Source: Dolan DNA Learning Center
In this interactive activity adapted from the Dolan DNA Learning Center, examine the techniques geneticists use to read a sequence of DNA fragments. Sequencing enables scientists to analyze DNA and ultimately piece together the genomes of living organisms. The activity features Fred Sanger's original sequencing method, developed in 1977, and an automated version of Sanger's method that uses computers to read and interpret data. This newer technique provides a faster and more reliable means of sequencing.
DNA sequencing refers to the techniques scientists use to determine the order of the chemical base pairs that make up the DNA of living things. While comparing short segments of DNA is often enough to help criminal investigators lock up a suspect, understanding the complete sequence across an entire genome—and from it, the location, structure, and function of genes—may one day unlock the mysteries of inherited diseases.
DNA sequencing is part of a larger field called bioinformatics. Bioinformatics is the application of mathematical and computing techniques to increase our understanding of biological processes. Only a decade ago, scientists—using traditional, hands-on gene sequencing methods—could read just a few hundred bases a day. While this time-intensive approach was sufficient for reading all the bases in a single-celled organism's genome, when the challenge turned to more complex organisms, an automated technique became necessary.
The government-sponsored Human Genome Project (HGP) invested in computers that could read a thousand bases per second. Then, a competing private biotech firm, Celera Genomics, introduced a new technique that cut sequencing time even more dramatically. In 1995, it took nine months to sequence the complete genome of a free-living, or nonparasitic, organism with a few million base pairs. In 1998, nine months was all researchers needed to sequence the first complex organism, the fruit fly Drosophila, whose genome is 120 million base pairs long. Just a year later, all 3 billion base pairs of the human genome were sequenced in the same nine months. Technology was highly influential in these accomplishments.
With several genome projects complete, scientists can now focus on analyzing the collected data. A genome map contains landmarks of important features that have been identified within the entire sequence. For example, it can document the location of genes, which only make up about 1 to 2 percent of the human genome. Most of the remainder consists of so-called "junk" DNA sequences that do not serve any obvious purpose. A normal gene contains instructions that enable a cell to make proteins. A disease gene, on the other hand, may result in defective proteins that can cause cells to malfunction.

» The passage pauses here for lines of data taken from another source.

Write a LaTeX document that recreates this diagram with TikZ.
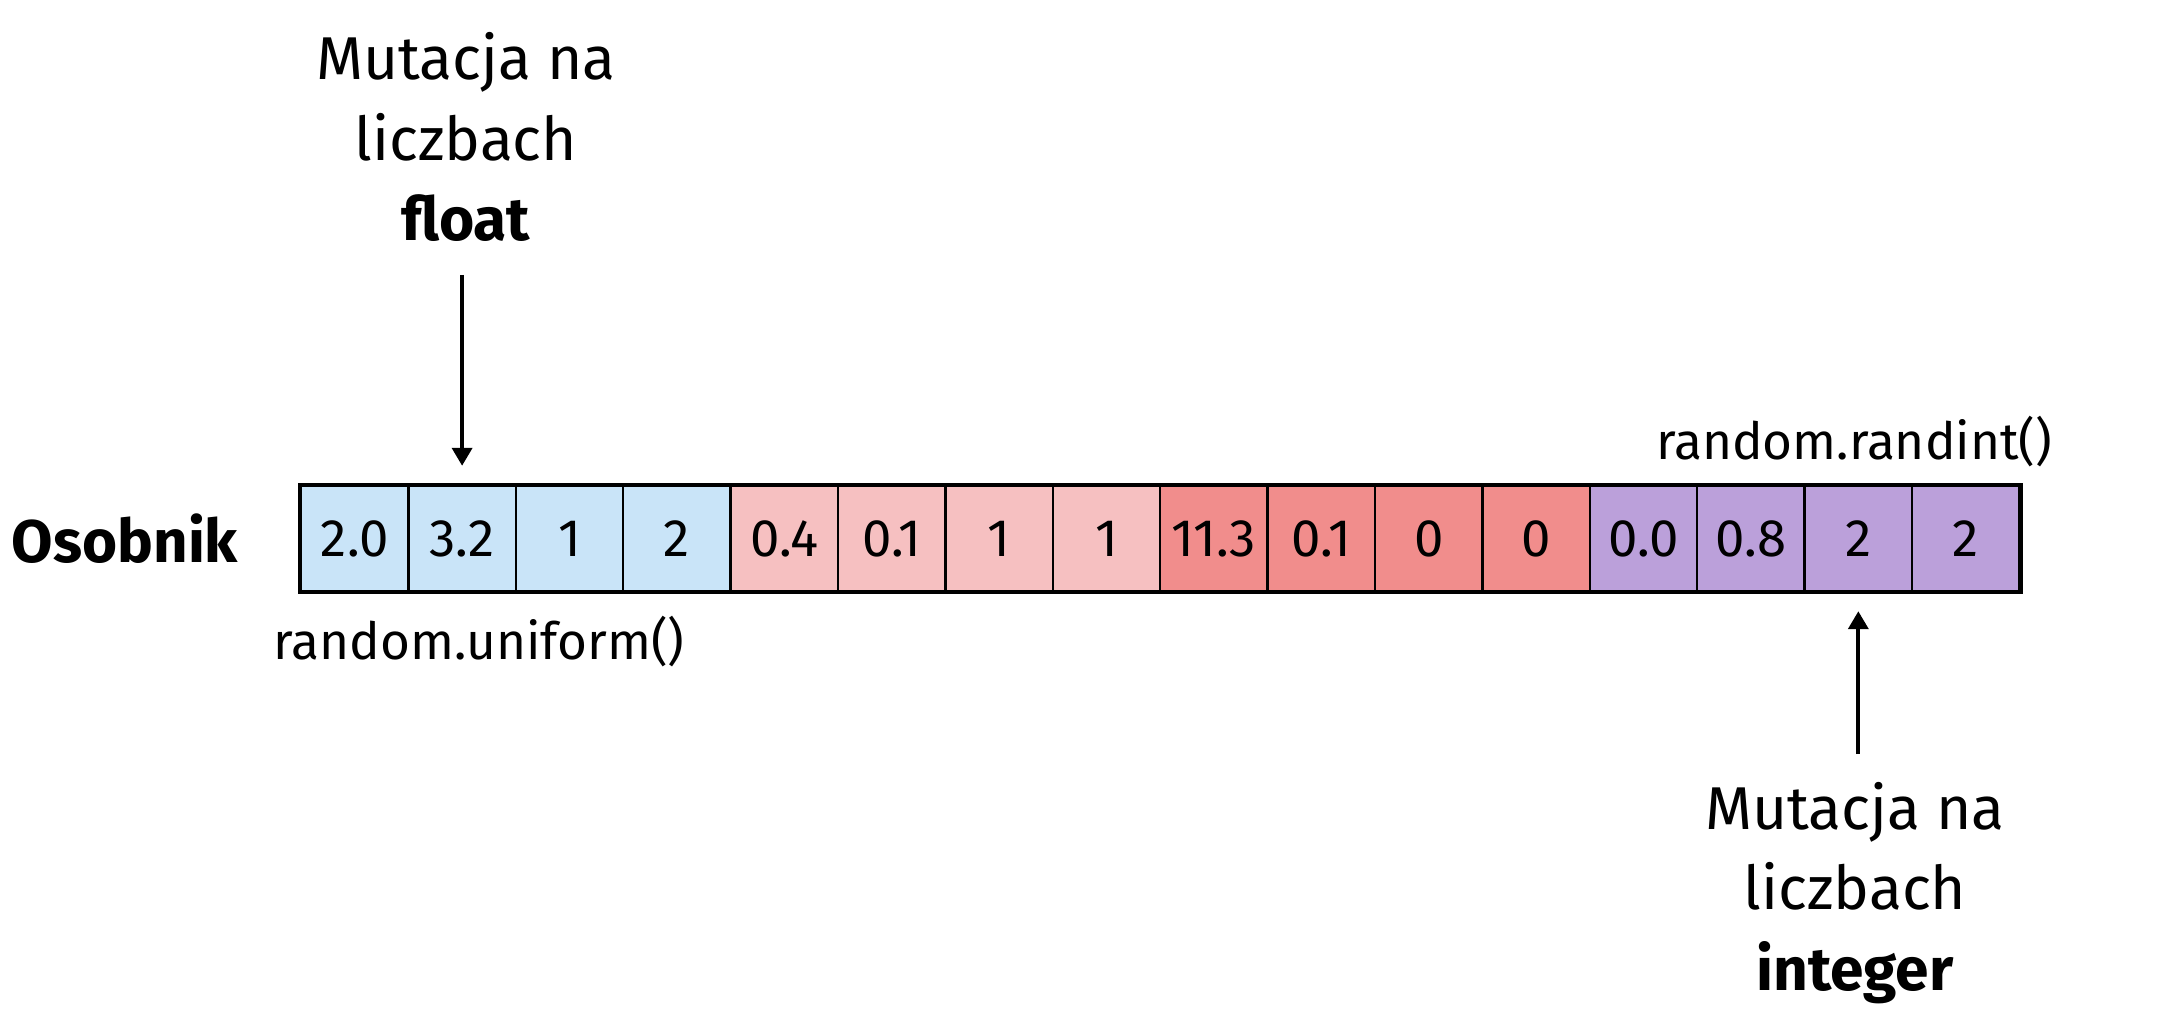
\documentclass[tikz,border=0pt]{standalone}
\usepackage{fontspec}
\setmainfont{Fira Sans}
\usetikzlibrary{arrows.meta,positioning}
\definecolor{genblue}{RGB}{201,228,248}
\definecolor{genpink}{RGB}{246,192,193}
\definecolor{genred}{RGB}{241,141,140}
\definecolor{genpurple}{RGB}{187,160,218}
\tikzset{
  >={Triangle[width=2mm,length=1.8mm]},
  gene/.style={rectangle,draw,line width=0.7pt,minimum width=10.74mm,minimum height=10.5mm,inner sep=0pt,font=\fontsize{15}{18}\selectfont},
  mut/.style={->,line width=1.1pt},
  lbl/.style={align=center,font=\fontsize{17.2}{22.8}\selectfont},
  fn/.style={font=\fontsize{14.6}{17}\selectfont}
}
\begin{document}
\begin{tikzpicture}
  \useasboundingbox (0,0) rectangle (21.66,10.24);
  % chromosome cells
  \foreach \v/\c [count=\i] in {2.0/genblue,3.2/genblue,1/genblue,2/genblue,
      0.4/genpink,0.1/genpink,1/genpink,1/genpink,
      11.3/genred,0.1/genred,0/genred,0/genred,
      0.0/genpurple,0.8/genpurple,2/genpurple,2/genpurple}
    \node[gene,fill=\c] (c\i) at ({3.01+0.537+(\i-1)*1.074},4.855) {\v};
  \draw[line width=1.2pt] (c1.north west) rectangle (c16.south east);

  \node[font=\bfseries\fontsize{17.1}{21}\selectfont] (osobnik) at (1.25,4.855) {Osobnik};

  % function labels
  \node[fn] (uniform) at (4.79,3.82) {random.uniform()};
  \node[fn] (randint) at (18.54,5.82) {random.randint()};

  % mutation labels
  \node[lbl] (mfloat) at (4.66,8.87) {Mutacja na\\liczbach\\\textbf{float}};
  \node[lbl] (mint) at (18.55,1.31) {Mutacja na\\liczbach\\\textbf{integer}};

  \draw[mut] ([yshift=21mm]c2.north) -- ([yshift=1.9mm]c2.north);
  \draw[mut] ([yshift=-16.2mm]c15.south) -- ([yshift=-1.9mm]c15.south);
\end{tikzpicture}
\end{document}
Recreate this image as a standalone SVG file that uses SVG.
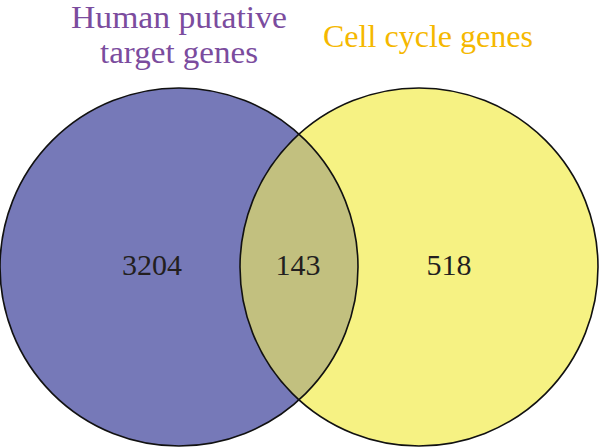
<svg xmlns="http://www.w3.org/2000/svg" width="600" height="447" viewBox="0 0 600 447">
<style>
.lbl{font-family:"Liberation Serif","DejaVu Serif",serif;font-size:31px;text-anchor:middle}
.num{font-family:"Liberation Serif","DejaVu Serif",serif;font-size:30px;fill:#231f20;text-anchor:middle}
.edge{fill:none;stroke:#111;stroke-width:1.6}
</style>
<defs>
<clipPath id="clipL"><circle cx="179" cy="267" r="179"/></clipPath>
</defs>
<g id="set-human">
<circle cx="179" cy="267" r="179" fill="#7679b8"/>
<text class="lbl" x="179" y="28" fill="#7b4c9e" textLength="216" lengthAdjust="spacingAndGlyphs">Human putative</text>
<text class="lbl" x="179" y="63" fill="#7b4c9e" textLength="158" lengthAdjust="spacingAndGlyphs">target genes</text>
<text class="num" x="152" y="275">3204</text>
</g>
<g id="set-cellcycle">
<circle cx="419" cy="267" r="179" fill="#f6f283"/>
<text class="lbl" x="428" y="47" fill="#f5b800" textLength="210" lengthAdjust="spacingAndGlyphs">Cell cycle genes</text>
<text class="num" x="449" y="275">518</text>
</g>
<g id="overlap">
<circle cx="419" cy="267" r="179" fill="#c2c07f" clip-path="url(#clipL)"/>
<text class="num" x="298" y="275">143</text>
</g>
<g id="outlines">
<circle class="edge" cx="179" cy="267" r="179"/>
<circle class="edge" cx="419" cy="267" r="179"/>
</g>
</svg>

Finding a disease gene can be difficult, especially if the disease results from a single base alteration in the DNA sequence or several faulty genes. The HGP has allowed for effective genetic testing of an adult or fetal DNA to find mutations that cause disease or that predispose a person to disease. Knowing if a person is genetically predisposed to a disease may help a medical professional try to prevent its onset or at least minimize its impact. The scope of DNA analysis is expanding to help scientists identify functional elements even in "junk" sequences—which, while they do not code for proteins, may play a major role in controlling gene expression.